Imagery of savages. Savage imagery.  It's little wonder that right-wing French "patriots" violently denounced 1930's L'AGE D'OR, some even taking to disrupting screenings and desecrating artwork in theater lobbies and galleries.  Some of that art had been created by Salvador Dali, co-screenwriter of this film with director Luis Bunuel.   For a classic surrealist piece of cinema, it must sound like the most inspired collaboration possible.

Dali and Bunuel had a disagreement/fight/whatever, leaving the director to solely orchestrate this mad hour of audacious vignettes, threaded by a story of a man and woman who repeatedly attempt to consummate their love/lust.  Bunuel's film, his first fill length picture, is crudely made but its power to constantly surprise, and sometimes shock, remains.  Several decades and oceans of ink spilled over it have not dulled the sentiment.  The artists are quite pissed at the Catholic church, or maybe they were just looking for some rabble rousing and controversy.  They certainly got it: L'AGE D'OR was banned for forty years.
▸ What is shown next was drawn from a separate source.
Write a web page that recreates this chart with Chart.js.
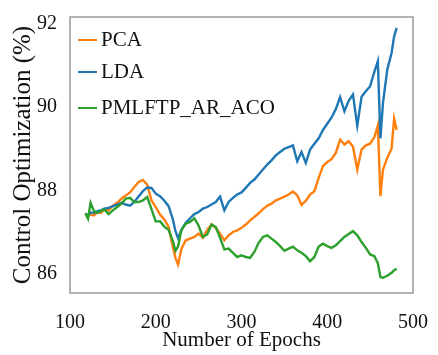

A theme: society's collectives, namely the burgeois, will crush one's will, maybe even crush love altogether.  Certainly the church is guilty.   Maybe even the very notion of religious faith.  Check that final scene, with someone who resembles Jesus and the castle in which an orgy lasted for one hundred and twenty days.  A woman in need of rescuing, but perhaps merely fated to have her scalp hanging from a crucifix.  Religious imagery is rampant in Bunuel's film, unsurprising for one immersed in the Church in his youth.  It was also a man's world, where women, children, the blind, and even dogs are merely to be discarded and abused.  Man is no better than the scorpions we see at film's opening.

Obvious references, there.  Much more going on.  I'll bet every single frame means something.  The cow in the bedroom.  The giraffe statue.  The kicking of the violin down a sidewalk.  The infamous fellation of a statue's toes.  Sexual, political, religious, social mores are turned inside out.  Bunuel makes reference to Richard Wagner and the Marquis de Sade to elucidate his points.  But Luis Bunuel was an original, continuing for many years to document what beasts humans (mostly men) can be.  Governed by the basest of instincts, destroying the very civilized civilizations they seek to erect.  Squelching desires begetting desire run amok.  Destructive and a recipe for insanity.  L'AGE D'OR is a work of art that moves, and stuns.